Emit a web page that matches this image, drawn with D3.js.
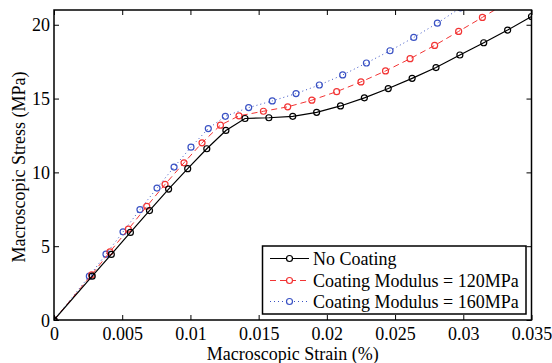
<!DOCTYPE html>
<html><head><meta charset="utf-8">
<script src="https://cdn.jsdelivr.net/npm/d3@7"></script>
<style>body{margin:0;background:#fff}svg{display:block}
svg text{font-family:"Liberation Serif","Times New Roman","DejaVu Serif",serif !important;}
</style>
</head><body>
<svg id="c" width="552" height="363"></svg>
<script>
const seriesNames = ["No Coating", "Coating Modulus = 120MPa", "Coating Modulus = 160MPa"];
const noCoatingX = [0, 0.0028, 0.0042, 0.0056, 0.0070, 0.0084, 0.0098, 0.0112, 0.0126, 0.0140, 0.01575, 0.0175, 0.01925, 0.0210, 0.02275, 0.0245, 0.02625, 0.0280, 0.02975, 0.0315, 0.03325, 0.0350];
const noCoatingY = [0, 2.97, 4.44, 5.93, 7.41, 8.87, 10.25, 11.6, 12.84, 13.65, 13.7, 13.8, 14.07, 14.5, 15.05, 15.68, 16.37, 17.1, 17.95, 18.78, 19.64, 20.56];
const mod120X = [0, 0.00276, 0.0041, 0.00545, 0.0068, 0.00814, 0.00953, 0.01085, 0.0122, 0.01356, 0.01535, 0.01713, 0.0189, 0.02072, 0.0225, 0.0243, 0.0261, 0.0279, 0.02966, 0.0314, 0.0332];
const mod120Y = [0, 3.06, 4.62, 6.15, 7.7, 9.19, 10.65, 12.0, 13.2, 13.83, 14.14, 14.44, 14.89, 15.47, 16.13, 16.87, 17.7, 18.6, 19.55, 20.5, 21.5];
const mod160X = [0, 0.00259, 0.00381, 0.00506, 0.0063, 0.00755, 0.0088, 0.01004, 0.01131, 0.01256, 0.01427, 0.016, 0.01774, 0.01945, 0.02116, 0.0229, 0.02463, 0.02637, 0.0281, 0.0298];
const mod160Y = [0, 2.97, 4.46, 5.97, 7.48, 8.94, 10.36, 11.71, 12.97, 13.8, 14.39, 14.84, 15.34, 15.92, 16.6, 17.41, 18.24, 19.14, 20.11, 21.15];
const xTicks = [0, 0.005, 0.01, 0.015, 0.02, 0.025, 0.03, 0.035];
const xTickLabels = ["0", "0.005", "0.01", "0.015", "0.02", "0.025", "0.03", "0.035"];
const yTicks = [0, 5, 10, 15, 20];
const yTickLabels = ["0", "5", "10", "15", "20"];

const L = 54, R = 531.5, T = 10, B = 320;
const svg = d3.select("#c");
const font = "Liberation Serif";
const x = d3.scaleLinear().domain([0, 0.035]).range([L, R]);
const y = d3.scaleLinear().domain([0, 21]).range([B, T]);

svg.append("defs").append("clipPath").attr("id", "clip")
  .append("rect").attr("x", L).attr("y", T).attr("width", R - L).attr("height", B - T);

const styles = [
  {color: "#000000", dash: null, w: 1.2},
  {color: "#f23434", dash: "6,4", w: 1},
  {color: "#3a52c4", dash: "1,3", w: 1}
];
const data = [
  noCoatingX.map((v, i) => [v, noCoatingY[i]]),
  mod120X.map((v, i) => [v, mod120Y[i]]),
  mod160X.map((v, i) => [v, mod160Y[i]])
];

const line = d3.line().x(d => x(d[0])).y(d => y(d[1]));
const g = svg.append("g").attr("clip-path", "url(#clip)");
[2, 1, 0].forEach(k => {
  const s = styles[k];
  g.append("path").datum(data[k]).attr("d", line)
    .attr("fill", "none").attr("stroke", s.color).attr("stroke-width", s.w)
    .attr("stroke-dasharray", s.dash);
  g.selectAll(null).data(data[k]).enter().append("circle")
    .attr("cx", d => x(d[0])).attr("cy", d => y(d[1])).attr("r", 3)
    .attr("fill", "none").attr("stroke", s.color).attr("stroke-width", 1.2);
});

const axB = svg.append("g").attr("transform", `translate(0,${B})`)
  .call(d3.axisBottom(x).tickValues(xTicks).tickFormat((d, i) => xTickLabels[i]).tickSize(-5).tickPadding(7));
const axT = svg.append("g").attr("transform", `translate(0,${T})`)
  .call(d3.axisTop(x).tickValues(xTicks).tickFormat("").tickSize(-5));
const axL = svg.append("g").attr("transform", `translate(${L},0)`)
  .call(d3.axisLeft(y).tickValues(yTicks).tickFormat((d, i) => yTickLabels[i]).tickSize(-5).tickPadding(4));
const axR = svg.append("g").attr("transform", `translate(${R},0)`)
  .call(d3.axisRight(y).tickValues(yTicks).tickFormat("").tickSize(-5));
[axB, axT, axL, axR].forEach(a => {
  a.attr("font-family", font).attr("font-size", 18);
  a.select(".domain").remove();
  a.selectAll("line").attr("stroke", "#000").attr("stroke-width", 1);
  a.selectAll("text").attr("font-family", font).attr("font-size", 18).attr("fill", "#000");
});
axL.selectAll("text").attr("dy", "0.34em");
svg.append("rect").attr("x", L).attr("y", T).attr("width", R - L).attr("height", B - T)
  .attr("fill", "none").attr("stroke", "#000").attr("stroke-width", 1.5);

svg.append("text").attr("x", (L + R) / 2).attr("y", 360).attr("text-anchor", "middle")
  .attr("font-family", font).attr("font-size", 18).text("Macroscopic Strain (%)");
svg.append("text").attr("transform", `translate(25,167) rotate(-90)`).attr("text-anchor", "middle")
  .attr("font-family", font).attr("font-size", 18).text("Macroscopic Stress (MPa)");

const lg = svg.append("g");
lg.append("rect").attr("x", 262.5).attr("y", 246).attr("width", 263.5).attr("height", 68)
  .attr("fill", "#fff").attr("stroke", "#000").attr("stroke-width", 1.5);
const rows = [258.5, 280.5, 301.5];
seriesNames.forEach((name, k) => {
  const s = styles[k];
  lg.append("line").attr("x1", 270).attr("x2", 309).attr("y1", rows[k]).attr("y2", rows[k])
    .attr("stroke", s.color).attr("stroke-width", s.w).attr("stroke-dasharray", s.dash);
  lg.append("circle").attr("cx", 289.5).attr("cy", rows[k]).attr("r", 3)
    .attr("fill", "#fff").attr("stroke", s.color).attr("stroke-width", 1.2);
  lg.append("text").attr("x", 313).attr("y", rows[k]).attr("dy", "0.34em")
    .attr("font-family", font).attr("font-size", 18).text(name);
});
</script>
</body></html>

━━━━━━━━━━

Make an exact copy of the whole listing, but don't bring over any pictures.

- Completed exercise:
Emit a web page that matches this image, drawn with D3.js.
<!DOCTYPE html>
<html><head><meta charset="utf-8">
<script src="https://cdn.jsdelivr.net/npm/d3@7"></script>
<style>body{margin:0;background:#fff}svg{display:block}
svg text{font-family:"Liberation Serif","Times New Roman","DejaVu Serif",serif !important;}
</style>
</head><body>
<svg id="c" width="552" height="363"></svg>
<script>
const seriesNames = ["No Coating", "Coating Modulus = 120MPa", "Coating Modulus = 160MPa"];
const noCoatingX = [0, 0.0028, 0.0042, 0.0056, 0.0070, 0.0084, 0.0098, 0.0112, 0.0126, 0.0140, 0.01575, 0.0175, 0.01925, 0.0210, 0.02275, 0.0245, 0.02625, 0.0280, 0.02975, 0.0315, 0.03325, 0.0350];
const noCoatingY = [0, 2.97, 4.44, 5.93, 7.41, 8.87, 10.25, 11.6, 12.84, 13.65, 13.7, 13.8, 14.07, 14.5, 15.05, 15.68, 16.37, 17.1, 17.95, 18.78, 19.64, 20.56];
const mod120X = [0, 0.00276, 0.0041, 0.00545, 0.0068, 0.00814, 0.00953, 0.01085, 0.0122, 0.01356, 0.01535, 0.01713, 0.0189, 0.02072, 0.0225, 0.0243, 0.0261, 0.0279, 0.02966, 0.0314, 0.0332];
const mod120Y = [0, 3.06, 4.62, 6.15, 7.7, 9.19, 10.65, 12.0, 13.2, 13.83, 14.14, 14.44, 14.89, 15.47, 16.13, 16.87, 17.7, 18.6, 19.55, 20.5, 21.5];
const mod160X = [0, 0.00259, 0.00381, 0.00506, 0.0063, 0.00755, 0.0088, 0.01004, 0.01131, 0.01256, 0.01427, 0.016, 0.01774, 0.01945, 0.02116, 0.0229, 0.02463, 0.02637, 0.0281, 0.0298];
const mod160Y = [0, 2.97, 4.46, 5.97, 7.48, 8.94, 10.36, 11.71, 12.97, 13.8, 14.39, 14.84, 15.34, 15.92, 16.6, 17.41, 18.24, 19.14, 20.11, 21.15];
const xTicks = [0, 0.005, 0.01, 0.015, 0.02, 0.025, 0.03, 0.035];
const xTickLabels = ["0", "0.005", "0.01", "0.015", "0.02", "0.025", "0.03", "0.035"];
const yTicks = [0, 5, 10, 15, 20];
const yTickLabels = ["0", "5", "10", "15", "20"];

const L = 54, R = 531.5, T = 10, B = 320;
const svg = d3.select("#c");
const font = "Liberation Serif";
const x = d3.scaleLinear().domain([0, 0.035]).range([L, R]);
const y = d3.scaleLinear().domain([0, 21]).range([B, T]);

svg.append("defs").append("clipPath").attr("id", "clip")
  .append("rect").attr("x", L).attr("y", T).attr("width", R - L).attr("height", B - T);

const styles = [
  {color: "#000000", dash: null, w: 1.2},
  {color: "#f23434", dash: "6,4", w: 1},
  {color: "#3a52c4", dash: "1,3", w: 1}
];
const data = [
  noCoatingX.map((v, i) => [v, noCoatingY[i]]),
  mod120X.map((v, i) => [v, mod120Y[i]]),
  mod160X.map((v, i) => [v, mod160Y[i]])
];

const line = d3.line().x(d => x(d[0])).y(d => y(d[1]));
const g = svg.append("g").attr("clip-path", "url(#clip)");
[2, 1, 0].forEach(k => {
  const s = styles[k];
  g.append("path").datum(data[k]).attr("d", line)
    .attr("fill", "none").attr("stroke", s.color).attr("stroke-width", s.w)
    .attr("stroke-dasharray", s.dash);
  g.selectAll(null).data(data[k]).enter().append("circle")
    .attr("cx", d => x(d[0])).attr("cy", d => y(d[1])).attr("r", 3)
    .attr("fill", "none").attr("stroke", s.color).attr("stroke-width", 1.2);
});

const axB = svg.append("g").attr("transform", `translate(0,${B})`)
  .call(d3.axisBottom(x).tickValues(xTicks).tickFormat((d, i) => xTickLabels[i]).tickSize(-5).tickPadding(7));
const axT = svg.append("g").attr("transform", `translate(0,${T})`)
  .call(d3.axisTop(x).tickValues(xTicks).tickFormat("").tickSize(-5));
const axL = svg.append("g").attr("transform", `translate(${L},0)`)
  .call(d3.axisLeft(y).tickValues(yTicks).tickFormat((d, i) => yTickLabels[i]).tickSize(-5).tickPadding(4));
const axR = svg.append("g").attr("transform", `translate(${R},0)`)
  .call(d3.axisRight(y).tickValues(yTicks).tickFormat("").tickSize(-5));
[axB, axT, axL, axR].forEach(a => {
  a.attr("font-family", font).attr("font-size", 18);
  a.select(".domain").remove();
  a.selectAll("line").attr("stroke", "#000").attr("stroke-width", 1);
  a.selectAll("text").attr("font-family", font).attr("font-size", 18).attr("fill", "#000");
});
axL.selectAll("text").attr("dy", "0.34em");
svg.append("rect").attr("x", L).attr("y", T).attr("width", R - L).attr("height", B - T)
  .attr("fill", "none").attr("stroke", "#000").attr("stroke-width", 1.5);

svg.append("text").attr("x", (L + R) / 2).attr("y", 360).attr("text-anchor", "middle")
  .attr("font-family", font).attr("font-size", 18).text("Macroscopic Strain (%)");
svg.append("text").attr("transform", `translate(25,167) rotate(-90)`).attr("text-anchor", "middle")
  .attr("font-family", font).attr("font-size", 18).text("Macroscopic Stress (MPa)");

const lg = svg.append("g");
lg.append("rect").attr("x", 262.5).attr("y", 246).attr("width", 263.5).attr("height", 68)
  .attr("fill", "#fff").attr("stroke", "#000").attr("stroke-width", 1.5);
const rows = [258.5, 280.5, 301.5];
seriesNames.forEach((name, k) => {
  const s = styles[k];
  lg.append("line").attr("x1", 270).attr("x2", 309).attr("y1", rows[k]).attr("y2", rows[k])
    .attr("stroke", s.color).attr("stroke-width", s.w).attr("stroke-dasharray", s.dash);
  lg.append("circle").attr("cx", 289.5).attr("cy", rows[k]).attr("r", 3)
    .attr("fill", "#fff").attr("stroke", s.color).attr("stroke-width", 1.2);
  lg.append("text").attr("x", 313).attr("y", rows[k]).attr("dy", "0.34em")
    .attr("font-family", font).attr("font-size", 18).text(name);
});
</script>
</body></html>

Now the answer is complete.